*EXERCISE GOAL:* Exclude the pictures and return every line exactly as written.

*SOURCE EXCERPT:*
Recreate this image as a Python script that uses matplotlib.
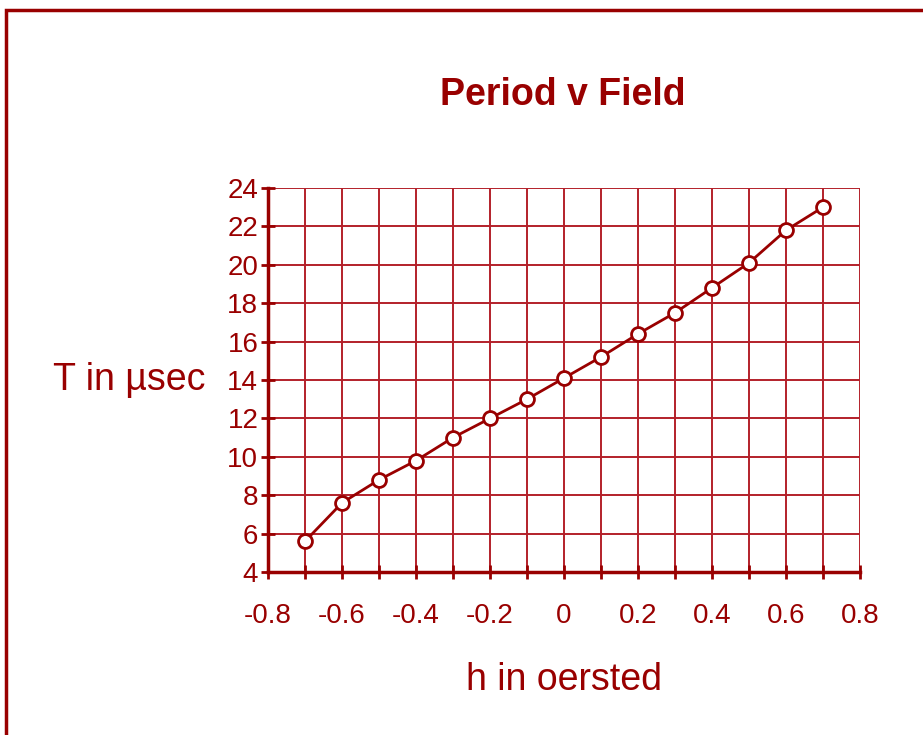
import matplotlib
matplotlib.use("Agg")
import matplotlib.pyplot as plt
from matplotlib.patches import Rectangle
from matplotlib.ticker import MultipleLocator, FuncFormatter

h_field = [-0.7, -0.6, -0.5, -0.4, -0.3, -0.2, -0.1, 0.0, 0.1, 0.2, 0.3, 0.4, 0.5, 0.6, 0.7]
period = [5.6, 7.6, 8.8, 9.8, 11.0, 12.0, 13.0, 14.1, 15.2, 16.4, 17.5, 18.8, 20.1, 21.8, 23.0]

title = "Period v Field"
xlabel = "h in oersted"
ylabel = "T in µsec"

plt.rcParams['font.family'] = ['Liberation Sans', 'DejaVu Sans']
dark = '#990000'
gridc = '#B3202A'

fig = plt.figure(figsize=(9.23, 7.35), dpi=100)
ax = fig.add_axes([268/923, 1-572/735, (860-268)/923, (572-188)/735])

ax.plot(h_field, period, color=dark, lw=2, marker='o', markersize=10,
        markerfacecolor='white', markeredgecolor=dark, markeredgewidth=2, zorder=5, clip_on=False)

ax.set_xlim(-0.8, 0.8)
ax.set_ylim(4, 24)
ax.xaxis.set_major_locator(MultipleLocator(0.2))
ax.xaxis.set_minor_locator(MultipleLocator(0.1))
ax.yaxis.set_major_locator(MultipleLocator(2))

def fmt(v, pos):
    if abs(v) < 1e-9:
        return "0"
    return f"{v:.1f}"
ax.xaxis.set_major_formatter(FuncFormatter(fmt))

ax.grid(True, which='both', axis='x', color=gridc, lw=1.4)
ax.grid(True, which='major', axis='y', color=gridc, lw=1.4)
ax.set_axisbelow(True)

for s in ['top', 'right']:
    ax.spines[s].set_visible(False)
for s in ['left', 'bottom']:
    ax.spines[s].set_color(dark)
    ax.spines[s].set_linewidth(2.5)

ax.tick_params(axis='both', which='both', direction='inout', length=10, width=2, color=dark,
               labelcolor=dark, labelsize=20)
ax.tick_params(axis='x', pad=17)
ax.tick_params(axis='y', pad=2)

ax.set_xlabel(xlabel, fontsize=27, color=dark, labelpad=24)
ax.set_ylabel(ylabel, fontsize=27, color=dark, rotation=0, ha='right', va='center')
ax.yaxis.set_label_coords(-0.105, 0.5)

fig.text(563/923, 1-95/735, title, fontsize=27, fontweight='bold', color=dark, ha='center', va='center')

fig.patches.append(Rectangle((6/923, -0.1), 2, 1-10/735+0.1, transform=fig.transFigure,
                             fill=False, edgecolor=dark, lw=2.5))

fig.savefig("out.png", dpi=100)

*EXERCISE ANSWER:*
Recreate this image as a Python script that uses matplotlib.
import matplotlib
matplotlib.use("Agg")
import matplotlib.pyplot as plt
from matplotlib.patches import Rectangle
from matplotlib.ticker import MultipleLocator, FuncFormatter

h_field = [-0.7, -0.6, -0.5, -0.4, -0.3, -0.2, -0.1, 0.0, 0.1, 0.2, 0.3, 0.4, 0.5, 0.6, 0.7]
period = [5.6, 7.6, 8.8, 9.8, 11.0, 12.0, 13.0, 14.1, 15.2, 16.4, 17.5, 18.8, 20.1, 21.8, 23.0]

title = "Period v Field"
xlabel = "h in oersted"
ylabel = "T in µsec"

plt.rcParams['font.family'] = ['Liberation Sans', 'DejaVu Sans']
dark = '#990000'
gridc = '#B3202A'

fig = plt.figure(figsize=(9.23, 7.35), dpi=100)
ax = fig.add_axes([268/923, 1-572/735, (860-268)/923, (572-188)/735])

ax.plot(h_field, period, color=dark, lw=2, marker='o', markersize=10,
        markerfacecolor='white', markeredgecolor=dark, markeredgewidth=2, zorder=5, clip_on=False)

ax.set_xlim(-0.8, 0.8)
ax.set_ylim(4, 24)
ax.xaxis.set_major_locator(MultipleLocator(0.2))
ax.xaxis.set_minor_locator(MultipleLocator(0.1))
ax.yaxis.set_major_locator(MultipleLocator(2))

def fmt(v, pos):
    if abs(v) < 1e-9:
        return "0"
    return f"{v:.1f}"
ax.xaxis.set_major_formatter(FuncFormatter(fmt))

ax.grid(True, which='both', axis='x', color=gridc, lw=1.4)
ax.grid(True, which='major', axis='y', color=gridc, lw=1.4)
ax.set_axisbelow(True)

for s in ['top', 'right']:
    ax.spines[s].set_visible(False)
for s in ['left', 'bottom']:
    ax.spines[s].set_color(dark)
    ax.spines[s].set_linewidth(2.5)

ax.tick_params(axis='both', which='both', direction='inout', length=10, width=2, color=dark,
               labelcolor=dark, labelsize=20)
ax.tick_params(axis='x', pad=17)
ax.tick_params(axis='y', pad=2)

ax.set_xlabel(xlabel, fontsize=27, color=dark, labelpad=24)
ax.set_ylabel(ylabel, fontsize=27, color=dark, rotation=0, ha='right', va='center')
ax.yaxis.set_label_coords(-0.105, 0.5)

fig.text(563/923, 1-95/735, title, fontsize=27, fontweight='bold', color=dark, ha='center', va='center')

fig.patches.append(Rectangle((6/923, -0.1), 2, 1-10/735+0.1, transform=fig.transFigure,
                             fill=False, edgecolor=dark, lw=2.5))

fig.savefig("out.png", dpi=100)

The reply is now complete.